Шрифт:
Интервал:
Закладка:
Прошло еще немного времени – и слухи о нечестивых делах просочились во внешний мир. Скоро всем луденцам стало известно, что добрые сестры одержимы бесами и что бесы терзают их по наущению Урбена Грандье. Протестанты, как нетрудно вообразить, возрадовались. Весть, что католический священник вступил в сговор с Сатаной для совращения целого монастыря урсулинок, послужила протестантам некоторым утешением за падение Ла-Рошели.
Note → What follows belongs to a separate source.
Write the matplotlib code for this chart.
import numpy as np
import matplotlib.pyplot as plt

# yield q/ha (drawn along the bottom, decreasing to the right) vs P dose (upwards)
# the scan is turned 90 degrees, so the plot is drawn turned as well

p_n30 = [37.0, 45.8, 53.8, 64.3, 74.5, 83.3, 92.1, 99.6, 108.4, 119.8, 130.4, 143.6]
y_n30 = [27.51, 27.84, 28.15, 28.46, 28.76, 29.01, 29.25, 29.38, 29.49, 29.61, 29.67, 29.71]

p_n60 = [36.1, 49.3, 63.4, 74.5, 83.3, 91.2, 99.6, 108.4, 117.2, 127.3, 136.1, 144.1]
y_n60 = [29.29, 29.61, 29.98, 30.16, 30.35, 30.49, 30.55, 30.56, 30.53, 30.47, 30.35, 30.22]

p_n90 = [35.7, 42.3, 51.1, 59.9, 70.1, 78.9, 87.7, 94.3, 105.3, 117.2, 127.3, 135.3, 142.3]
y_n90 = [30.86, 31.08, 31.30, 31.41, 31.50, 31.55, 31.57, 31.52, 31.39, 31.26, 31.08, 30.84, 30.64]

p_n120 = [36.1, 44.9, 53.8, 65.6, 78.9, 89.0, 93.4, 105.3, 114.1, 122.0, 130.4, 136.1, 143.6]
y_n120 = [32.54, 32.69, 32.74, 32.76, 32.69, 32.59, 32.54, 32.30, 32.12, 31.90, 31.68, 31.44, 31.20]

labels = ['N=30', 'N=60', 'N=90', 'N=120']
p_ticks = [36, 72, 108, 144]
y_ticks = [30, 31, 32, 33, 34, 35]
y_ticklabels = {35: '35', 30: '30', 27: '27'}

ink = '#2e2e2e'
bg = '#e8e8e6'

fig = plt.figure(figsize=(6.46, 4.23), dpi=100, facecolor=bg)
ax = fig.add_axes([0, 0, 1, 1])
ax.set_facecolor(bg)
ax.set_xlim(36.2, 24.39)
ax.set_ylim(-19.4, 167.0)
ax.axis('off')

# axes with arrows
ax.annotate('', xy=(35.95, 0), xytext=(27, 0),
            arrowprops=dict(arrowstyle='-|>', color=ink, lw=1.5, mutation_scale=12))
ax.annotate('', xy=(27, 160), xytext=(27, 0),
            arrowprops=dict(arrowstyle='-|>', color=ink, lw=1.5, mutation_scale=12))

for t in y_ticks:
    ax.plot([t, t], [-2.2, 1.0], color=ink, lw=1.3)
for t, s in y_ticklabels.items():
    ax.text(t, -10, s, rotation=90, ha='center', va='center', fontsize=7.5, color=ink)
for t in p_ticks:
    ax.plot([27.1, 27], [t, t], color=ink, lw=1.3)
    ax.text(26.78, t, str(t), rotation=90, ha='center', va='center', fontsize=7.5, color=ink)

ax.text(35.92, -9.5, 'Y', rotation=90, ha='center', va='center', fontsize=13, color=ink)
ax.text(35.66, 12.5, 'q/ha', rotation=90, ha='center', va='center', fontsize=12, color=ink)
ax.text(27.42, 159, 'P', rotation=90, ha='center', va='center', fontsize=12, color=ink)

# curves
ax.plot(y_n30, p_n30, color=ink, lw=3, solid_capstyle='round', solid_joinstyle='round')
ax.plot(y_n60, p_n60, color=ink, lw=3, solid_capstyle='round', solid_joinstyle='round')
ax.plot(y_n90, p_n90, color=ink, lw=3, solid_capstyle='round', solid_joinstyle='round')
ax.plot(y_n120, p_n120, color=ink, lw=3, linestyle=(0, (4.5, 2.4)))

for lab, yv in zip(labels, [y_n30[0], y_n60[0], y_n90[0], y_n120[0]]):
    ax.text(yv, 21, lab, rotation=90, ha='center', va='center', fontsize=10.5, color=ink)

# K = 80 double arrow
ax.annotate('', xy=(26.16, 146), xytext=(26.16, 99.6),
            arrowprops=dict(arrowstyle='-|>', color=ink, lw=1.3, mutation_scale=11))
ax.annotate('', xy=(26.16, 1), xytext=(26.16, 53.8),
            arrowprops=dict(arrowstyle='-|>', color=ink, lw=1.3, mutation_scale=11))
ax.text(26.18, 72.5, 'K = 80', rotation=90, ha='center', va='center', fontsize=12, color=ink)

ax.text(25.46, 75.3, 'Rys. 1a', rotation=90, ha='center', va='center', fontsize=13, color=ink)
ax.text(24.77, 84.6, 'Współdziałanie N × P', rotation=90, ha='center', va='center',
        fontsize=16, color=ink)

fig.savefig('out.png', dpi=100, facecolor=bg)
Что до самого кюре, он только плечами пожал. В отношении матери-настоятельницы и ее подопечных совесть Грандье была чиста; он к урсулинкам и близко не подходил. Подумаешь – наговоры полубезумных женщин! Да у них просто меланхолия в сочетании с бешенством матки. Изолированные от мужчин, бедняжки только потому и выживают, что воображают соитие с инкубами. Когда реакция Грандье дошла до Миньона, он криво улыбнулся и заметил: хорошо смеется тот, кто смеется последним.
Действия по изгнанию бесов продолжались, но плодов не приносили. Через несколько месяцев героической борьбы каноник вызвал подкрепление. Сначала он обратился к Пьеру Ранже, кюре из города Венье. Сей достойный муж своему влиянию в епархии и своей же непопулярности был обязан тем фактом, что служил тайным агентом самого епископа. Имея Ранже среди экзорцистов, Миньон мог не сомневаться: наверху к луденским событиям отнесутся со всей серьезностью. Одержимость бесами будет признана официально.
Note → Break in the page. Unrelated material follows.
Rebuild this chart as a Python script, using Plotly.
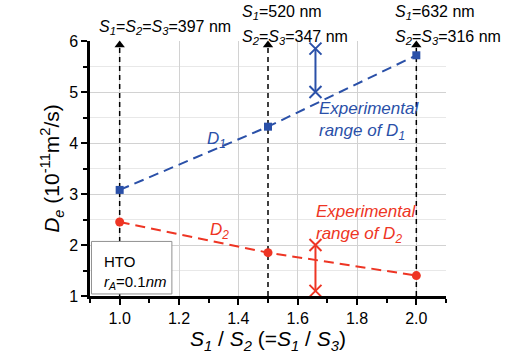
import plotly.graph_objects as go

# ---- data ----
ratio = [1.0, 1.5, 2.0]
d1 = [3.08, 4.32, 5.72]
d2 = [2.45, 1.85, 1.40]
exp_x = [1.66, 1.66]
exp_d1 = [5.0, 5.85]
exp_d2 = [1.1, 2.0]
guide_top = 5.92

BLUE = "#2a50a8"
RED = "#ee3524"
FONT = "Liberation Sans, Arial, sans-serif"

fig = go.Figure()

# vertical dashed guide lines with arrow heads
for xv in ratio:
    fig.add_trace(go.Scatter(x=[xv, xv], y=[1.0, guide_top - 0.05], mode="lines",
                             line=dict(color="black", width=1.5, dash="5px,4px"),
                             showlegend=False, hoverinfo="skip", cliponaxis=False))
    fig.add_trace(go.Scatter(x=[xv], y=[guide_top], mode="markers",
                             marker=dict(symbol="triangle-up", size=9, color="black"),
                             showlegend=False, hoverinfo="skip", cliponaxis=False))

# D1 / D2 model lines
fig.add_trace(go.Scatter(x=ratio, y=d1, mode="lines+markers",
                         line=dict(color=BLUE, width=2, dash="10px,6px"),
                         marker=dict(symbol="square", size=8, color=BLUE),
                         showlegend=False, cliponaxis=False))
fig.add_trace(go.Scatter(x=ratio, y=d2, mode="lines+markers",
                         line=dict(color=RED, width=2, dash="10px,6px"),
                         marker=dict(symbol="circle", size=9, color=RED),
                         showlegend=False, cliponaxis=False))

# experimental ranges
fig.add_trace(go.Scatter(x=exp_x, y=exp_d1, mode="lines+markers",
                         line=dict(color=BLUE, width=2),
                         marker=dict(symbol="x-thin", size=12, line=dict(color=BLUE, width=2)),
                         showlegend=False, cliponaxis=False))
fig.add_trace(go.Scatter(x=exp_x, y=exp_d2, mode="lines+markers",
                         line=dict(color=RED, width=2),
                         marker=dict(symbol="x-thin", size=12, line=dict(color=RED, width=2)),
                         showlegend=False, cliponaxis=False))

ann = []
def txt(x, y, text, color="black", size=14, xanchor="left", yanchor="middle", xref="x", yref="y"):
    ann.append(dict(x=x, y=y, xref=xref, yref=yref, text=text, showarrow=False,
                    xanchor=xanchor, yanchor=yanchor, align="left",
                    font=dict(family=FONT, size=size, color=color)))

txt(0.922, 1.053, "<i>S</i><sub><i>1</i></sub>=<i>S</i><sub><i>2</i></sub>=<i>S</i><sub><i>3</i></sub>=397 nm", size=16, yref="paper")
txt(1.405, 1.111, "<i>S</i><sub><i>1</i></sub>=520 nm", size=16, yref="paper")
txt(1.405, 1.015, "<i>S</i><sub><i>2</i></sub>=<i>S</i><sub><i>3</i></sub>=347 nm", size=16, yref="paper")
txt(1.922, 1.111, "<i>S</i><sub><i>1</i></sub>=632 nm", size=16, yref="paper")
txt(1.922, 1.015, "<i>S</i><sub><i>2</i></sub>=<i>S</i><sub><i>3</i></sub>=316 nm", size=16, yref="paper")

txt(1.325, 4.05, "<i>D</i><sub><i>1</i></sub>", color=BLUE, size=17, xanchor="center")
txt(1.335, 2.28, "<i>D</i><sub><i>2</i></sub>", color=RED, size=17, xanchor="center")
txt(1.664, 4.44, "<i>Experimental<br>range of D</i><sub><i>1</i></sub>", color=BLUE, size=17)
txt(1.656, 2.42, "<i>Experimental<br>range of D</i><sub><i>2</i></sub>", color=RED, size=17)

txt(0.94, 1.46, "HTO<br><i>r</i><sub><i>A</i></sub>=0.1<i>nm</i>", size=15)

fig.add_shape(type="rect", x0=0.905, x1=1.176, y0=1.04, y1=2.07, xref="x", yref="y",
              line=dict(color="#909090", width=1), fillcolor="white", layer="above")

fig.update_layout(
    width=520, height=360, autosize=False,
    margin=dict(l=90, r=74, t=41, b=57),
    paper_bgcolor="white", plot_bgcolor="white",
    font=dict(family=FONT, size=16, color="black"),
    annotations=ann,
    xaxis=dict(range=[0.9, 2.1], tickvals=[1.0, 1.2, 1.4, 1.6, 1.8, 2.0],
               ticktext=["1.0", "1.2", "1.4", "1.6", "1.8", "2.0"],
               showline=True, linecolor="black", linewidth=2.5,
               ticks="outside", ticklen=6, tickwidth=1.5, tickcolor="black",
               showgrid=True, gridcolor="#d2d2d2", gridwidth=1, zeroline=False,
               minor=dict(tickvals=[0.9, 1.1, 1.3, 1.5, 1.7, 1.9, 2.1], ticks="outside",
                          ticklen=4, tickwidth=1.5, tickcolor="black", showgrid=False),
               tickfont=dict(size=16),
               title=dict(text="<i>S</i><sub><i>1</i></sub> / <i>S</i><sub><i>2</i></sub> (=<i>S</i><sub><i>1</i></sub> / <i>S</i><sub><i>3</i></sub>)",
                          font=dict(size=21), standoff=6)),
    yaxis=dict(range=[1, 6], tickvals=[1, 2, 3, 4, 5, 6],
               showline=True, linecolor="black", linewidth=2.5,
               ticks="outside", ticklen=6, tickwidth=1.5, tickcolor="black",
               showgrid=True, gridcolor="#d2d2d2", gridwidth=1, zeroline=False,
               minor=dict(tickvals=[1.5, 2.5, 3.5, 4.5, 5.5], ticks="outside",
                          ticklen=4, tickwidth=1.5, tickcolor="black",
                          showgrid=True, gridcolor="#e8e8e8", gridwidth=1),
               tickfont=dict(size=16),
               title=dict(text="<i>D</i><sub><i>e</i></sub> (10<sup>-11</sup>m<sup>2</sup>/s)",
                          font=dict(size=21), standoff=4)),
)

fig.write_html("out.html")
Вскоре к Ранже присоединился священник совсем иного толка. Отец Барре, настоятель церкви Святого Иакова в соседнем городе Шиноне, принадлежал к тем христианам, для которых дьявол – фигура более реальная и более интересная, чем Бог. Отцу Барре всюду мерещились следы раздвоенных копыт; все странное, непонятное, опасное, все приятное в человеческой жизни носило, по мнению отца Барре, печать Сатаны. Получая удовольствие исключительно от хорошей потасовки с Белиалом или Вельзевулом, отец Барре сам фабриковал бесов – и сам же брался их изгонять. Его стараниями вверенный ему Шинон кишел одержимыми девицами, коровами, пострадавшими от сглаза, а также мужьями, неспособными исполнять свои супружеские обязанности, ибо на них наложил чары некий злой волшебник. Паства отца Барре никак не могла пожаловаться на скуку – в вечном тонусе жителей Шинона держали кюре и дьявол.
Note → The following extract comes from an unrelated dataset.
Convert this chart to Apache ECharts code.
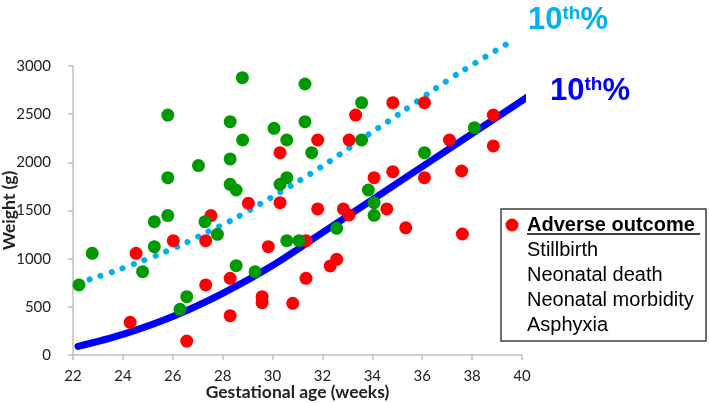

Отец Барре с энтузиазмом откликнулся на приглашение Миньона, и уже через несколько дней в Луден прибыла целая процессия. Возглавлял ее Барре, а составляли в основном наиболее фанатичные из его духовных чад. Отец Барре возмутился, увидав, что изгнание бесов доселе проходило за закрытыми дверьми. И впрямь, разве можно держать под спудом божественный свет? Пускай паства смотрит и делает выводы. Итак, двери урсулинской обители распахнулись, впустив толпу любопытствующих. С третьей попытки отец Барре заставил настоятельницу биться в конвульсиях. «Утративши чувства и разум», сестра Жанна каталась по полу. Зрители волновались; особый восторг у них вызвало задранное платье и голые ноги одержимой. Наконец, после многочисленных «приступов бешенства, проклятий, завываний и скрежета зубовного, от коего сломались два задних зуба», дьявол повиновался отцу Барре и оставил в покое свою жертву. Выдохшаяся настоятельница лежала на полу, отец Барре отирал потное чело. Затем настала очередь каноника Миньона и сестры Клары де Сазелье. После отец Юзеб занялся послушницей, а отец Ранже – сестрой Габриэль. Спектакль длился до вечера. Выйдя в осенние сумерки, зрители дружно признали, что подобного представления старый добрый Луден не видел с тех пор, как сюда завернул бродячий цирк с акробатами, двумя карликами и учеными медведями. Вдобавок это представление было бесплатное. Нет, конечно, с кружкой зрителей обошли – но ведь не обязательно опускать в кружку серебряную монету, когда можно бросить и медяк.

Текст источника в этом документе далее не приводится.